New Lipschitz bandit algorithm beats zooming bounds with instance-dependent regret

In the classic Lipschitz bandit problem, a learner sequentially queries an unknown Lipschitz function f over a domain [0,1]^d and aims to maximize cumulative reward. Existing regret bounds are either worst-case (scaling as T^{(d+1)/(d+2)}) or adaptive via the zooming dimension d_z (scaling as T^{(d_z+1)/(d_z+2)}). However, zooming-based guarantees are only partially instance-dependent — they only capture asymptotic level-set growth, not finer local structure.

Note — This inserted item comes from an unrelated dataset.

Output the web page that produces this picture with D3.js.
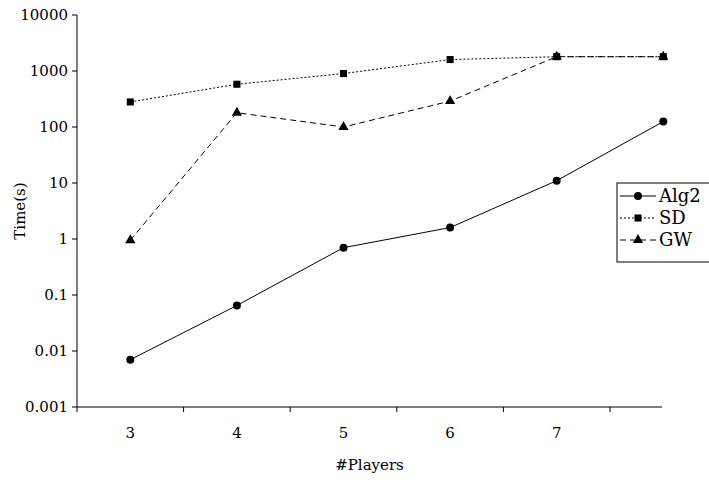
<!DOCTYPE html><html><head><script src="https://cdn.jsdelivr.net/npm/d3@7"></script>
<style>body{margin:0;background:#fff}text{font-family:"DejaVu Serif","Liberation Serif","Times New Roman",serif;font-size:15px;fill:#000}.lg{font-size:18px}</style></head><body><svg width="709" height="480"></svg><script>
const categories=["3","4","5","6","7",""];
const alg2=[0.007,0.065,0.7,1.6,11,125];
const sd=[280,580,900,1600,1800,1800];
const gw=[0.95,180,100,290,1800,1800];
const yTicks=[0.001,0.01,0.1,1,10,100,1000,10000];
const svg=d3.select("svg");
const L=77,R=662,T=15,B=407;
const x=d3.scaleBand().domain(categories).range([L,L+6*106.6]);
const y=d3.scaleLog().domain([0.001,10000]).range([B,T]);
const cx=c=>x(c)+x.bandwidth()/2;
svg.append("line").attr("x1",L).attr("x2",L).attr("y1",T).attr("y2",B).attr("stroke","#000");
svg.append("line").attr("x1",L).attr("x2",R).attr("y1",B).attr("y2",B).attr("stroke","#000");
yTicks.forEach(t=>{svg.append("line").attr("x1",L-5).attr("x2",L).attr("y1",y(t)).attr("y2",y(t)).attr("stroke","#000");
svg.append("text").attr("x",L-9).attr("y",y(t)+5).attr("text-anchor","end").text(String(t));});
categories.forEach((c,i)=>{svg.append("line").attr("x1",x(c)).attr("x2",x(c)).attr("y1",B).attr("y2",B+5).attr("stroke","#000");
if(c)svg.append("text").attr("x",cx(c)).attr("y",B+31).attr("text-anchor","middle").text(c);});
svg.append("text").attr("x",(L+R)/2).attr("y",B+63).attr("text-anchor","middle").text("#Players");
svg.append("text").attr("transform",`translate(25,${(T+B)/2}) rotate(-90)`).attr("text-anchor","middle").text("Time(s)");
const series=[{name:"Alg2",v:alg2,dash:null,m:"circle"},{name:"SD",v:sd,dash:"2,2",m:"square"},{name:"GW",v:gw,dash:"6,4",m:"triangle"}];
const sym={circle:d3.symbolCircle,square:d3.symbolSquare,triangle:d3.symbolTriangle};
const sz=m=>m==="triangle"?45:50;
const line=d3.line().x((d,i)=>cx(categories[i])).y(d=>y(d));
series.forEach(s=>{svg.append("path").attr("d",line(s.v)).attr("fill","none").attr("stroke","#000").attr("stroke-width",1).attr("stroke-dasharray",s.dash);
s.v.forEach((d,i)=>svg.append("path").attr("d",d3.symbol(sym[s.m],sz(s.m))()).attr("transform",`translate(${cx(categories[i])},${y(d)})`));});
svg.append("rect").attr("x",617).attr("y",183).attr("width",100).attr("height",79).attr("fill","#fff").attr("stroke","#000");
series.forEach((s,i)=>{const yy=196+i*22;
svg.append("line").attr("x1",620).attr("x2",656).attr("y1",yy).attr("y2",yy).attr("stroke","#000").attr("stroke-dasharray",s.dash);
svg.append("path").attr("d",d3.symbol(sym[s.m],sz(s.m))()).attr("transform",`translate(638,${yy})`);
svg.append("text").attr("class","lg").attr("x",659).attr("y",yy+6).text(s.name);});
</script></body></html>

Potfer and Perchet introduce a new algorithm that achieves regret bounds expressed as integrals of the suboptimality gap over level sets. This allows the algorithm to adapt to local growth rates rather than just asymptotic behavior. As a key corollary, when the set of maximizers has dimension d*>0, the regret improves to O(T^{(d_z+1)/max(d_z,d*)+2}) — strictly better than classical zooming bounds. The authors also extend their analysis to the full-information setting (Lipschitz experts) and show that some regularity assumptions can be relaxed. This work provides a more nuanced theoretical understanding of bandit optimization and opens the door to better practical algorithms for high-dimensional continuous decision spaces.